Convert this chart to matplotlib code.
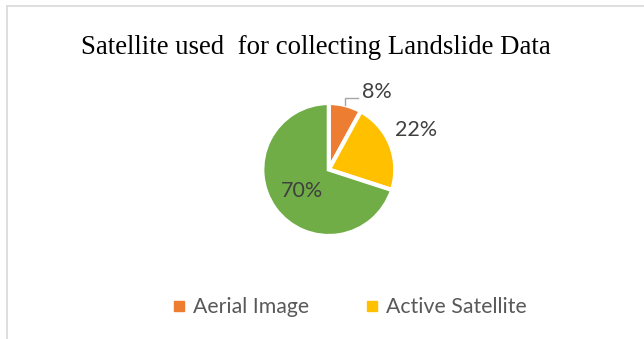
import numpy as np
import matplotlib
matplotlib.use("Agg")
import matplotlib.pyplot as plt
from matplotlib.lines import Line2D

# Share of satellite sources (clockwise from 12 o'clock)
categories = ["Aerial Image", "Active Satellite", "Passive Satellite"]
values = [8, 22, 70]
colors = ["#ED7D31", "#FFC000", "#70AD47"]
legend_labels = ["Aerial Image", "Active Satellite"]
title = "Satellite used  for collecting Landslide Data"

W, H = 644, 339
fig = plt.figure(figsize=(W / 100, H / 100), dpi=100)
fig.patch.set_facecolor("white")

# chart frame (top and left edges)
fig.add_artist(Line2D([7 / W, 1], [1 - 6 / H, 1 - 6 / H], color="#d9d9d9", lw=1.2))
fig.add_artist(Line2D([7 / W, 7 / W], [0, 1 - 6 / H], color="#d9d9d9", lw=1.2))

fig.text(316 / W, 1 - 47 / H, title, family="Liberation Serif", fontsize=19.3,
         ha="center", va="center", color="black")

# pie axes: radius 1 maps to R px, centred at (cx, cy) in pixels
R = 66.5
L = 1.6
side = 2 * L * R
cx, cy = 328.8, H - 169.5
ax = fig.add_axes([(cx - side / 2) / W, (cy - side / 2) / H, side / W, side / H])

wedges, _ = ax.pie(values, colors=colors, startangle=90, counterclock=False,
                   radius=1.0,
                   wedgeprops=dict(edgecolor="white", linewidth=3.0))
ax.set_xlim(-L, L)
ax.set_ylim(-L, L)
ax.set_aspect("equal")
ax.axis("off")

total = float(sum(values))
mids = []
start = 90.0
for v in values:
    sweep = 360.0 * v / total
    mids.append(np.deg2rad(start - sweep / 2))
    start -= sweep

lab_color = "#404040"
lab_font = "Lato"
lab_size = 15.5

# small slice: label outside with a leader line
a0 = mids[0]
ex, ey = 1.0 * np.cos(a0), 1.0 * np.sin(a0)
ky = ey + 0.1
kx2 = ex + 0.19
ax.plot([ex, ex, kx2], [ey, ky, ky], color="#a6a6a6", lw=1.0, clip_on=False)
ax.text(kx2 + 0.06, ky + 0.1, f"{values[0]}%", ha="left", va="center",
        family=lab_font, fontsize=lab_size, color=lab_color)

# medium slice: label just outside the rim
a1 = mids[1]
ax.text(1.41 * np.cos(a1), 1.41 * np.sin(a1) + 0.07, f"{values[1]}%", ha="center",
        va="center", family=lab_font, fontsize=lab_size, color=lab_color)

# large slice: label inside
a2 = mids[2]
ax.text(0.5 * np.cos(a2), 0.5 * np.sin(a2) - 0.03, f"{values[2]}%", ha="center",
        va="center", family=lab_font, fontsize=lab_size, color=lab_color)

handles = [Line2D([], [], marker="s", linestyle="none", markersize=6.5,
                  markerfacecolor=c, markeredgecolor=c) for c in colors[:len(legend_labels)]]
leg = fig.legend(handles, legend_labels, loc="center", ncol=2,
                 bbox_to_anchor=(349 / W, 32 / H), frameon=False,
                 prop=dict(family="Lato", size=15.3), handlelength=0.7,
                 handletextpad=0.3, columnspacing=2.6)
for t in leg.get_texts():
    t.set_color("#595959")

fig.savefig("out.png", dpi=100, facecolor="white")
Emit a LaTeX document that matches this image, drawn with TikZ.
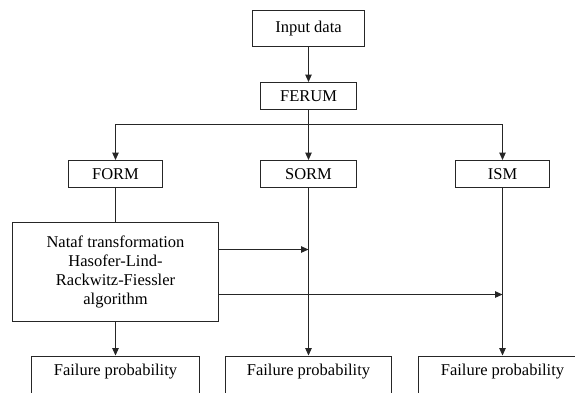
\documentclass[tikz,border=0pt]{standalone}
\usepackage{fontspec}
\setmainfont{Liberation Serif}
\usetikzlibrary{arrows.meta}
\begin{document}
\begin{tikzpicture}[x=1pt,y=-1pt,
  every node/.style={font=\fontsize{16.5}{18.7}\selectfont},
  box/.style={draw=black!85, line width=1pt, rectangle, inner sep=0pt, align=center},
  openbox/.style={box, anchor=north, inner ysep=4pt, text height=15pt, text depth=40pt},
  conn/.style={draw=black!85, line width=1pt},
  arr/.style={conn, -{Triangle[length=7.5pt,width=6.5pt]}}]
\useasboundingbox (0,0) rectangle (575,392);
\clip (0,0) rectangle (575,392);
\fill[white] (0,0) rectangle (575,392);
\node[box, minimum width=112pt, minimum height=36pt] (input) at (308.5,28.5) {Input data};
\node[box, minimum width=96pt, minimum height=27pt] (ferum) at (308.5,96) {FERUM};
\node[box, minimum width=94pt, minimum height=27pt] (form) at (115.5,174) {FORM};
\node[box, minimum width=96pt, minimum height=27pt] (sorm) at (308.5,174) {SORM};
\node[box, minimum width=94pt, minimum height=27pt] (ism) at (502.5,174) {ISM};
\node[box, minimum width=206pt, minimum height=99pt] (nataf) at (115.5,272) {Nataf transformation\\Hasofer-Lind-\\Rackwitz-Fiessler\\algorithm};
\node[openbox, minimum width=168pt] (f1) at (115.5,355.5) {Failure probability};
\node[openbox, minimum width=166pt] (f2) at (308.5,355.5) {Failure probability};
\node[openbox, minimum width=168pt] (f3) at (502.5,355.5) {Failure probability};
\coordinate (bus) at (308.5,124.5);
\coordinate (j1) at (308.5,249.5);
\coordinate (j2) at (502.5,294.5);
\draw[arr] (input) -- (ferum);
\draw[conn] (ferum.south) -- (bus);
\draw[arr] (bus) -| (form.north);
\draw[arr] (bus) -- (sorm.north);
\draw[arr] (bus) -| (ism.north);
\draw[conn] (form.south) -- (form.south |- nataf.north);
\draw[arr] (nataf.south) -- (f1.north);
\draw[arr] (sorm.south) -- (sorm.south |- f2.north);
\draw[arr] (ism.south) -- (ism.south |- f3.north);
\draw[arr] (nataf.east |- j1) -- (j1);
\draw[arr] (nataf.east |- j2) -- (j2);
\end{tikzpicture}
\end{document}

----------

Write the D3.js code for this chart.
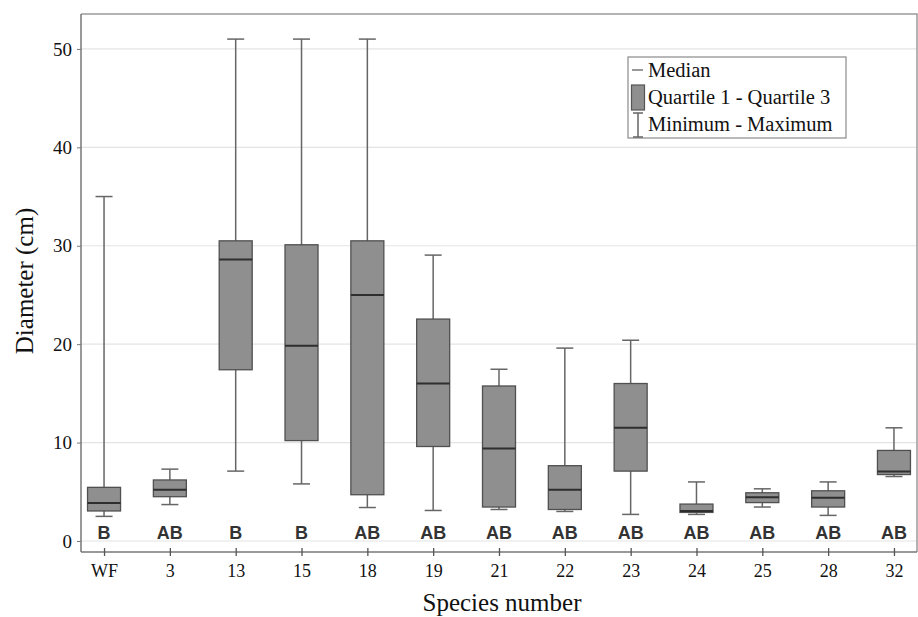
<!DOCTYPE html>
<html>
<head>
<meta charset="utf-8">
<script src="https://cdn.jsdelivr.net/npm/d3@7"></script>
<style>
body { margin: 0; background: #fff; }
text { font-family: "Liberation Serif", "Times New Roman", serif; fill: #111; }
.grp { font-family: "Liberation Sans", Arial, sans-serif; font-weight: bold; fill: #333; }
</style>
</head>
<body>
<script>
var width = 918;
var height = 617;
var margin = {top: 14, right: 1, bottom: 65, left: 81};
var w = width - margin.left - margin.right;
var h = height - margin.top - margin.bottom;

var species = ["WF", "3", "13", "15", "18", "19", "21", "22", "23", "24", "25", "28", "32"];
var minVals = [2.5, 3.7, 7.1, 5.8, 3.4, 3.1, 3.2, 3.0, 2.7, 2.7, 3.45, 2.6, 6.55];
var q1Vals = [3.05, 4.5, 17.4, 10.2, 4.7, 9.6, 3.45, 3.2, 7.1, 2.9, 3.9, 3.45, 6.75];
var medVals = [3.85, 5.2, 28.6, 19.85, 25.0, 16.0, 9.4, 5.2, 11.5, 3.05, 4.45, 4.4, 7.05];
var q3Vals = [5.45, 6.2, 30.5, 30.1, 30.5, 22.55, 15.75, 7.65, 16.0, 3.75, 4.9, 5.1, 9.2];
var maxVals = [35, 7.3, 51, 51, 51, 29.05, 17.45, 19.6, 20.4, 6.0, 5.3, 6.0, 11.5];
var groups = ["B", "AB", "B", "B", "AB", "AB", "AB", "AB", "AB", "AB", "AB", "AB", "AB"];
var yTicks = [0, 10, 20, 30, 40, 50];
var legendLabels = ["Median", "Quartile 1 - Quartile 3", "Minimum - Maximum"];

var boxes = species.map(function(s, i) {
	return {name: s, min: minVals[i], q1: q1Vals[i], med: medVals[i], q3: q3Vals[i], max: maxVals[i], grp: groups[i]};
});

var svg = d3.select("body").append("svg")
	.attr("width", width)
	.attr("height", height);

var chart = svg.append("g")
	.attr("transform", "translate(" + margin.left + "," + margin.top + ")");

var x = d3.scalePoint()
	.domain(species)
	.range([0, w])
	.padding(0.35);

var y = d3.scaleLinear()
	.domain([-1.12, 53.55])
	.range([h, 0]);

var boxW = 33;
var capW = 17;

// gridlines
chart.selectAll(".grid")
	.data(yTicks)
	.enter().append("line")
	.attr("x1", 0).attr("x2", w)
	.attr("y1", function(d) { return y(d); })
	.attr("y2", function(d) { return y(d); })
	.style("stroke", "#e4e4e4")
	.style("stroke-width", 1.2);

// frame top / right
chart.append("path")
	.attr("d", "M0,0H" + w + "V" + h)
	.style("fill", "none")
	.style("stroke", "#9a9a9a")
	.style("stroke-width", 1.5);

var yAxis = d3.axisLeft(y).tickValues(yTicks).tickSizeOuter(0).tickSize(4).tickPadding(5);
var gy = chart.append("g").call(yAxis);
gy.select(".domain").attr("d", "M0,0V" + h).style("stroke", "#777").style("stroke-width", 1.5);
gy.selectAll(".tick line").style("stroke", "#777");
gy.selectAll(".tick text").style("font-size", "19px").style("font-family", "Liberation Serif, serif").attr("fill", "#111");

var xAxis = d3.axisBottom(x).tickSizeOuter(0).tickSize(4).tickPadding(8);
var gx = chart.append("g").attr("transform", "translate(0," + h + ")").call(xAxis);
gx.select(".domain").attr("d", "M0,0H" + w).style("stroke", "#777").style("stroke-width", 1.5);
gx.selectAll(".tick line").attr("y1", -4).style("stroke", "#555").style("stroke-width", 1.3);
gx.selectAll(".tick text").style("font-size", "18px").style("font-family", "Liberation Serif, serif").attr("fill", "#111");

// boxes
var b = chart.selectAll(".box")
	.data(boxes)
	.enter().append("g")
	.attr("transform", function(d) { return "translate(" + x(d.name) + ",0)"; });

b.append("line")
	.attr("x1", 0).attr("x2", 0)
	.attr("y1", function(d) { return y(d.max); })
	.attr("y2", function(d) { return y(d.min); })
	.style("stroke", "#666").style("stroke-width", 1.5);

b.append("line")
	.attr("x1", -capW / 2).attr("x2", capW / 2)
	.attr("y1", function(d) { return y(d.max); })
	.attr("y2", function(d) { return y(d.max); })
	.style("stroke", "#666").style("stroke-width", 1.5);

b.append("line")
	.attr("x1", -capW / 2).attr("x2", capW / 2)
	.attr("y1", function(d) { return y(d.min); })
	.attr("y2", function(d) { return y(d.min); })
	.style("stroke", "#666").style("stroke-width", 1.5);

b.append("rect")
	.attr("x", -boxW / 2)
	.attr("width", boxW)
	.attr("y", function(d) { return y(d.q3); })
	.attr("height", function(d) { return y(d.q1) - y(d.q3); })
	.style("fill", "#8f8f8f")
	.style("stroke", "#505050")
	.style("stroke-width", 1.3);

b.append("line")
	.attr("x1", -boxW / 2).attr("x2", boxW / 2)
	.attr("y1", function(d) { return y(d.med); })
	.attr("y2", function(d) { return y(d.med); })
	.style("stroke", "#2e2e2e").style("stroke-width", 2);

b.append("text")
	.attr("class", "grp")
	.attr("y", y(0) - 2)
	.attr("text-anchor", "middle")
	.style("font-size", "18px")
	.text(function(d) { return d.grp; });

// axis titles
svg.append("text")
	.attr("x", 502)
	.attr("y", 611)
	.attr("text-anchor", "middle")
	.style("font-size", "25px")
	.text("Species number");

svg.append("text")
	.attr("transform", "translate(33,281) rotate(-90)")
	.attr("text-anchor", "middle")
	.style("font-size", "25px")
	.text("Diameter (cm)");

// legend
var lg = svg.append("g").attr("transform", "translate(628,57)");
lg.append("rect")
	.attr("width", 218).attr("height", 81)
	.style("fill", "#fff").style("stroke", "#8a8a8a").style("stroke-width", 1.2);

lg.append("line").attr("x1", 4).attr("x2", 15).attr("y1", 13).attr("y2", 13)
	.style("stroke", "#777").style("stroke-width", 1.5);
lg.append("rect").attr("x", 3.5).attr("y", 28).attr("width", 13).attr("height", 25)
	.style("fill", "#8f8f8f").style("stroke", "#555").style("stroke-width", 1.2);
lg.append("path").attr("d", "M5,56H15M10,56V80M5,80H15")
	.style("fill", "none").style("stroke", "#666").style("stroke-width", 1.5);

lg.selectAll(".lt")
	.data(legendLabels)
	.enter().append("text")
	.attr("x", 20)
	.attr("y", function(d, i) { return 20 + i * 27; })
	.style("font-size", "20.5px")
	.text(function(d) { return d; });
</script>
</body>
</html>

----------

• Given task:
From the records above, copy only the lines running from the line holding "Convert this chart to matplotlib code." through the line holding "ax = fig.add_axes([(cx", with no pictures.

• The answer:
Convert this chart to matplotlib code.
import numpy as np
import matplotlib
matplotlib.use("Agg")
import matplotlib.pyplot as plt
from matplotlib.lines import Line2D

# Share of satellite sources (clockwise from 12 o'clock)
categories = ["Aerial Image", "Active Satellite", "Passive Satellite"]
values = [8, 22, 70]
colors = ["#ED7D31", "#FFC000", "#70AD47"]
legend_labels = ["Aerial Image", "Active Satellite"]
title = "Satellite used  for collecting Landslide Data"

W, H = 644, 339
fig = plt.figure(figsize=(W / 100, H / 100), dpi=100)
fig.patch.set_facecolor("white")

# chart frame (top and left edges)
fig.add_artist(Line2D([7 / W, 1], [1 - 6 / H, 1 - 6 / H], color="#d9d9d9", lw=1.2))
fig.add_artist(Line2D([7 / W, 7 / W], [0, 1 - 6 / H], color="#d9d9d9", lw=1.2))

fig.text(316 / W, 1 - 47 / H, title, family="Liberation Serif", fontsize=19.3,
         ha="center", va="center", color="black")

# pie axes: radius 1 maps to R px, centred at (cx, cy) in pixels
R = 66.5
L = 1.6
side = 2 * L * R
cx, cy = 328.8, H - 169.5
ax = fig.add_axes([(cx - side / 2) / W, (cy - side / 2) / H, side / W, side / H])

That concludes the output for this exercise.